The precision-recall plot of our method and two other methods are compared with ours

7 Conclusion

This paper proposes an excellent feature descriptor, the salient feature combined with the SD descriptor, for 3D model partial retrieval. Our work can be concluded into four aspects. Firstly, cone-curvature is extended to apply on the general mesh model and the ECC (extended cone-curvature) is calculated on the general mesh. Secondly, we propose an algorithm to compute extended cone-curvature feature on the triangular mesh. Thirdly, an extended cone-curvature based algorithm is proposed to detect the salient points on the mesh model. These salient points are used to build the salient regions and salient features. Finally, an improved EMD distance is implemented to compute the similarity between models.

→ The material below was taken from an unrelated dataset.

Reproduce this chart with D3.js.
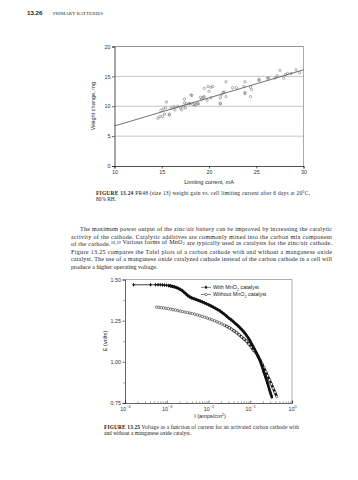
<!DOCTYPE html>
<html><head><meta charset="utf-8">
<script src="https://cdn.jsdelivr.net/npm/d3@7"></script>
<style>
html,body{margin:0;padding:0;background:#fff;}
svg{display:block;}
.ax text{font-family:"Liberation Sans",Arial,sans-serif;font-size:5.4px;fill:#333;}
</style></head>
<body>
<script>
// ---- Figure 13.24 data ----
const currentTicks = [10, 15, 20, 25, 30];
const weightTicks = [0, 5, 10, 15, 20];
const scatterCurrent = [14.6,14.8,15.1,15.3,14.9,15.15,15.4,15.5,15.8,15.8,16.0,16.3,16.4,16.7,17.0,17.1,17.3,17.4,17.4,17.6,17.5,17.9,18.0,18.2,18.3,18.6,18.8,19.1,19.2,19.4,19.5,19.5,19.9,20.2,20.0,20.2,21.2,21.3,21.5,21.6,21.8,21.2,21.2,21.8,22.5,22.9,23.7,23.8,23.8,24.4,24.5,24.4,25.3,25.3,26.2,26.3,27.0,27.2,27.5,27.9,28.1,28.3,28.7,29.2,29.6,20.4,23.8,18.1,18.5,18.9,19.8];
const scatterWeight = [8.0,8.3,8.3,8.7,9.3,9.5,9.7,10.7,8.7,8.5,9.7,9.9,9.4,10.0,9.7,9.4,10.0,11.2,10.6,10.4,9.7,10.5,10.4,11.8,10.3,10.3,10.5,11.5,11.2,11.5,11.6,13.0,13.3,13.2,12.5,11.4,11.4,11.9,12.3,12.4,11.6,10.5,10.4,14.1,13.1,13.1,13.3,14.1,12.1,13.2,12.8,11.6,14.5,14.3,14.7,14.7,14.7,15.1,16.0,14.7,15.3,15.5,15.5,16.1,15.6,13.3,12.3,11.9,10.2,10.4,11.0];
const fitCurrent = [10, 30];
const fitWeight = [6.7, 16.1];

// ---- Figure 13.25 data ----
const currentDecades = [1e-4, 1e-3, 1e-2, 1e-1, 1];
const decadeExp = ["−4", "−3", "−2", "−1", "0"];
const voltTicks = [0.75, 1.00, 1.25, 1.50];
const withI = [1.6e-4,4.1e-4,5.4e-4,6.2e-4,7.0e-4,7.9e-4,8.8e-4,9.9e-4,1.1e-3,1.23e-3,1.37e-3,1.53e-3,1.7e-3,1.9e-3,2.1e-3,2.35e-3,2.6e-3,2.9e-3,3.2e-3,3.6e-3,4.0e-3,4.5e-3,5.0e-3,5.6e-3,6.3e-3,7.1e-3,8.0e-3,9.0e-3,0.0102,0.0115,0.013,0.0147,0.0166,0.0188,0.0212,0.024,0.027,0.0305,0.0345,0.039,0.044,0.05,0.056,0.063,0.071,0.08,0.09,0.1,0.112,0.125,0.14,0.155,0.17,0.19,0.21,0.235,0.26,0.285,0.31,0.33];
const withE = [1.468,1.468,1.468,1.468,1.468,1.467,1.466,1.465,1.463,1.461,1.458,1.455,1.451,1.446,1.440,1.432,1.422,1.412,1.402,1.394,1.388,1.383,1.379,1.374,1.369,1.364,1.358,1.352,1.346,1.339,1.332,1.325,1.317,1.309,1.299,1.289,1.278,1.266,1.256,1.245,1.233,1.221,1.209,1.195,1.18,1.163,1.145,1.125,1.102,1.08,1.055,1.03,1.01,0.975,0.94,0.905,0.87,0.835,0.805,0.785];
const withoutI = [5.7e-4,6.5e-4,7.4e-4,8.4e-4,9.6e-4,1.1e-3,1.25e-3,1.42e-3,1.62e-3,1.85e-3,2.1e-3,2.4e-3,2.75e-3,3.15e-3,3.6e-3,4.1e-3,4.7e-3,5.4e-3,6.2e-3,7.1e-3,8.1e-3,9.3e-3,0.0107,0.0122,0.014,0.016,0.0183,0.021,0.024,0.0275,0.0315,0.036,0.041,0.047,0.054,0.062,0.071,0.081,0.093,0.106,0.12,0.135,0.152,0.17,0.19,0.21,0.235,0.26,0.29,0.32,0.355,0.39,0.43];
const withoutE = [1.332,1.331,1.329,1.327,1.325,1.323,1.320,1.317,1.314,1.311,1.308,1.305,1.302,1.299,1.296,1.293,1.289,1.285,1.280,1.276,1.271,1.266,1.260,1.255,1.249,1.243,1.237,1.230,1.223,1.215,1.207,1.198,1.188,1.177,1.165,1.151,1.139,1.125,1.108,1.09,1.07,1.058,1.037,1.014,0.99,0.965,0.94,0.915,0.89,0.865,0.84,0.815,0.79];

// ---- page text ----
const paraLines = [
 "The maximum power output of the zinc/air battery can be improved by increasing the catalytic",
 "activity of the cathode. Catalytic additives are commonly mixed into the carbon mix component",
 "of the cathode.|38,39| Various forms of MnO_2_ are typically used as catalysts for the zinc/air cathode.",
 "Figure 13.25 compares the Tafel plots of a carbon cathode with and without a manganese oxide",
 "catalyst. The use of a manganese oxide catalyzed cathode instead of the carbon cathode in a cell will",
 "produce a higher operating voltage."
];

const W = 358, H = 480;
const svg = d3.select("body").append("svg").attr("width", W).attr("height", H);
const serif = '"Liberation Serif","Times New Roman",serif';
const sans = '"Liberation Sans",Arial,sans-serif';

// header
svg.append("text").attr("x", 27).attr("y", 15).attr("font-family", sans).attr("font-weight", "bold")
  .attr("font-size", 6.2).attr("fill", "#222").text("13.26");
svg.append("text").attr("x", 53).attr("y", 15).attr("font-family", serif).attr("font-size", 5)
  .attr("fill", "#333").attr("textLength", 50).attr("lengthAdjust", "spacingAndGlyphs").text("PRIMARY BATTERIES");

// ===== Chart 1 =====
const x1 = d3.scaleLinear().domain([10, 30]).range([114.5, 303.5]);
const y1 = d3.scaleLinear().domain([0, 20]).range([166, 46.5]);
const g1 = svg.append("g");
g1.selectAll("line.grid").data(weightTicks.filter(d => d > 0)).join("line")
  .attr("x1", x1(10)).attr("x2", x1(30)).attr("y1", d => y1(d)).attr("y2", d => y1(d))
  .attr("stroke", d => d === 20 ? "#666" : "#aaa").attr("stroke-width", 0.7);
g1.append("line").attr("x1", x1(30)).attr("x2", x1(30)).attr("y1", y1(20)).attr("y2", y1(0))
  .attr("stroke", "#888").attr("stroke-width", 0.7);
const ax1 = g1.append("g").attr("class", "ax").attr("transform", `translate(${x1(10)},0)`)
  .call(d3.axisLeft(y1).tickValues(weightTicks).tickSize(2.5).tickPadding(1.5).tickFormat(d3.format("d")));
const bx1 = g1.append("g").attr("class", "ax").attr("transform", `translate(0,${y1(0)})`)
  .call(d3.axisBottom(x1).tickValues(currentTicks).tickSize(2.5).tickPadding(1.5).tickFormat(d3.format("d")));
[ax1, bx1].forEach(a => { a.select(".domain").attr("stroke", "#222").attr("stroke-width", 0.8); a.selectAll(".tick line").attr("stroke", "#222").attr("stroke-width", 0.7); });
g1.append("text").attr("x", 209).attr("y", 183.5).attr("text-anchor", "middle").attr("font-family", sans)
  .attr("font-size", 5.6).attr("fill", "#222").text("Limiting current, mA");
g1.append("text").attr("transform", "translate(95,106) rotate(-90)").attr("text-anchor", "middle")
  .attr("font-family", sans).attr("font-size", 5.6).attr("fill", "#222").text("Weight change, mg");
g1.append("line").attr("x1", x1(fitCurrent[0])).attr("y1", y1(fitWeight[0]))
  .attr("x2", x1(fitCurrent[1])).attr("y2", y1(fitWeight[1])).attr("stroke", "#333").attr("stroke-width", 0.7);
g1.selectAll("circle.pt").data(scatterCurrent.map((c, i) => [c, scatterWeight[i]])).join("circle")
  .attr("cx", d => x1(d[0])).attr("cy", d => y1(d[1])).attr("r", 1.2)
  .attr("fill", "none").attr("stroke", "#555").attr("stroke-width", 0.45);

function richText(sel, str) {
  const parts = str.split(/(\|[^|]*\||_[^_]*_)/);
  parts.forEach(p => {
    if (!p) return;
    if (p[0] === "|") sel.append("tspan").attr("font-size", "65%").attr("dy", -1.8).text(p.slice(1, -1))
      .call(() => sel.append("tspan").attr("dy", 1.8).text(""));
    else if (p[0] === "_") sel.append("tspan").attr("font-size", "65%").attr("dy", 0.9).text(p.slice(1, -1))
      .call(() => sel.append("tspan").attr("dy", -0.9).text(""));
    else sel.append("tspan").text(p);
  });
}
function caption(x, y, bold, rest, width, fs) {
  const t = svg.append("text").attr("x", x).attr("y", y).attr("font-family", serif).attr("font-size", fs).attr("fill", "#222");
  if (width) t.attr("textLength", width).attr("lengthAdjust", "spacing");
  if (bold) t.append("tspan").attr("font-weight", "bold").text(bold);
  t.append("tspan").text(rest);
}
caption(96, 194.5, "FIGURE 13.24", "   PR48 (size 13) weight gain vs. cell limiting current after 6 days at 20°C,", 214, 5.4);
caption(96, 200.5, null, "80% RH.", null, 5.4);

paraLines.forEach((ln, i) => {
  const x = i === 0 ? 80 : 71;
  const t = svg.append("text").attr("x", x).attr("y", 231 + i * 7.6).attr("font-family", serif)
    .attr("font-size", 6.1).attr("fill", "#222");
  if (i < paraLines.length - 1) t.attr("textLength", 332 - x).attr("lengthAdjust", "spacing");
  richText(t, ln);
});

// ===== Chart 2 =====
const x2 = d3.scaleLog().domain([1e-4, 1]).range([125, 292]);
const y2 = d3.scaleLinear().domain([0.75, 1.5]).range([403, 279.5]);
const g2 = svg.append("g");
g2.append("line").attr("x1", x2(1e-4)).attr("x2", x2(1)).attr("y1", y2(1.5)).attr("y2", y2(1.5)).attr("stroke", "#777").attr("stroke-width", 0.6);
g2.append("line").attr("x1", x2(1)).attr("x2", x2(1)).attr("y1", y2(1.5)).attr("y2", y2(0.75)).attr("stroke", "#777").attr("stroke-width", 0.6);
const minorV = [0.875, 1.125, 1.375];
const ay2 = g2.append("g").attr("class", "ax").attr("transform", `translate(${x2(1e-4)},0)`)
  .call(d3.axisLeft(y2).tickValues(voltTicks).tickSize(2.5).tickPadding(1.5).tickFormat(d3.format(".2f")));
g2.append("g").attr("transform", `translate(${x2(1e-4)},0)`)
  .call(d3.axisLeft(y2).tickValues(minorV).tickSize(1.8).tickFormat(""))
  .call(a => a.select(".domain").remove()).selectAll("line").attr("stroke", "#444").attr("stroke-width", 0.5);
const allMinor = [];
currentDecades.slice(0, 4).forEach(d => { for (let k = 2; k <= 9; k++) allMinor.push(d * k); });
const bx2 = g2.append("g").attr("class", "ax").attr("transform", `translate(0,${y2(0.75)})`)
  .call(d3.axisBottom(x2).tickValues(currentDecades).tickSize(-2.5).tickPadding(3).tickFormat(""));
g2.append("g").attr("transform", `translate(0,${y2(0.75)})`)
  .call(d3.axisBottom(x2).tickValues(allMinor).tickSize(-1.6).tickFormat(""))
  .call(a => a.select(".domain").remove()).selectAll("line").attr("stroke", "#444").attr("stroke-width", 0.5);
[ay2, bx2].forEach(a => { a.select(".domain").attr("stroke", "#222").attr("stroke-width", 0.7); a.selectAll(".tick line").attr("stroke", "#222").attr("stroke-width", 0.6); });
bx2.selectAll(".tick").each(function(d, i) {
  const t = d3.select(this).append("text").attr("y", 7.5).attr("text-anchor", "middle").attr("fill", "#333")
    .attr("font-family", sans).attr("font-size", 5.4);
  t.append("tspan").text("10");
  t.append("tspan").attr("font-size", 3.8).attr("dy", -2.2).text(decadeExp[i]);
});
const xt = g2.append("text").attr("x", 210).attr("y", 418).attr("text-anchor", "middle").attr("font-family", sans)
  .attr("font-size", 5.6).attr("fill", "#222");
xt.append("tspan").text("I (amps/cm");
xt.append("tspan").attr("font-size", 3.9).attr("dy", -2.2).text("2");
xt.append("tspan").attr("dy", 2.2).text(")");
g2.append("text").attr("transform", "translate(107,341) rotate(-90)").attr("text-anchor", "middle")
  .attr("font-family", sans).attr("font-size", 5.6).attr("fill", "#222").text("E (volts)");

const withPts = withI.map((v, i) => [v, withE[i]]);
const withoutPts = withoutI.map((v, i) => [v, withoutE[i]]);
const lineV = d3.line().x(d => x2(d[0])).y(d => y2(d[1]));
g2.append("path").attr("d", lineV(withoutPts)).attr("fill", "none").attr("stroke", "#222").attr("stroke-width", 0.8);
g2.append("path").attr("d", lineV(withoutPts.filter(d => d[0] >= 0.024))).attr("fill", "none").attr("stroke", "#111").attr("stroke-width", 2.6);
g2.selectAll("circle.wo").data(withoutPts).join("circle").attr("cx", d => x2(d[0])).attr("cy", d => y2(d[1]))
  .attr("r", 1.25).attr("fill", "#fff").attr("stroke", "#222").attr("stroke-width", 0.55);
g2.append("path").attr("d", lineV(withPts)).attr("fill", "none").attr("stroke", "#111").attr("stroke-width", 0.8);
g2.append("path").attr("d", lineV(withPts.filter(d => d[0] >= 1.1e-3))).attr("fill", "none").attr("stroke", "#111").attr("stroke-width", 2.7);
const diamond = d3.symbol().type(d3.symbolDiamond).size(5);
g2.selectAll("path.wm").data(withPts).join("path").attr("d", diamond)
  .attr("transform", d => `translate(${x2(d[0])},${y2(d[1])})`).attr("fill", "#111");

const lg = g2.append("g");
[["With MnO", " catalyst", "d"], ["Without MnO", " catalyst", "o"]].forEach((r, i) => {
  const yy = 287.3 + i * 7.2;
  lg.append("line").attr("x1", 201).attr("x2", 211).attr("y1", yy).attr("y2", yy).attr("stroke", "#222").attr("stroke-width", 0.6);
  if (r[2] === "d") lg.append("path").attr("d", diamond).attr("transform", `translate(206,${yy})`).attr("fill", "#111");
  else lg.append("circle").attr("cx", 206).attr("cy", yy).attr("r", 1.2).attr("fill", "#fff").attr("stroke", "#222").attr("stroke-width", 0.5);
  const t = lg.append("text").attr("x", 213).attr("y", yy + 1.9).attr("font-family", sans).attr("font-size", 5.4).attr("fill", "#222");
  t.append("tspan").text(r[0]);
  t.append("tspan").attr("font-size", 3.8).attr("dy", 1.3).text("2");
  t.append("tspan").attr("dy", -1.3).text(r[1]);
});

caption(104, 428.5, "FIGURE 13.25", "   Voltage as a function of current for an activated carbon cathode with", 195, 5.4);
caption(104, 435, null, "and without a manganese oxide catalyst.", null, 5.4);
</script>
</body></html>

McGill university shape benchmark is utilized to test our proposed method. At first, salient point detection algorithm is tested on these models. The results of the salient point detection are very accurate and robust to model deformation, resolution and noise. Then, 3d model retrieval experiments are also done on the same database. Precision-recall plot is used to evaluate the retrieval results. According to the p-r plot, our proposed method is more effective and efficient than the D2 descriptor and the light field descriptor.

For further work, we would like to add the topological feature to get one more powerful feature descriptor for a much better retrieval performance. In addition, 3D partial retrieval is still a new field of research with several of unknown difficulties together with a lot of interesting points as well.. How to make use of the existing local features to do 3D partial retrieval is another future challenge work.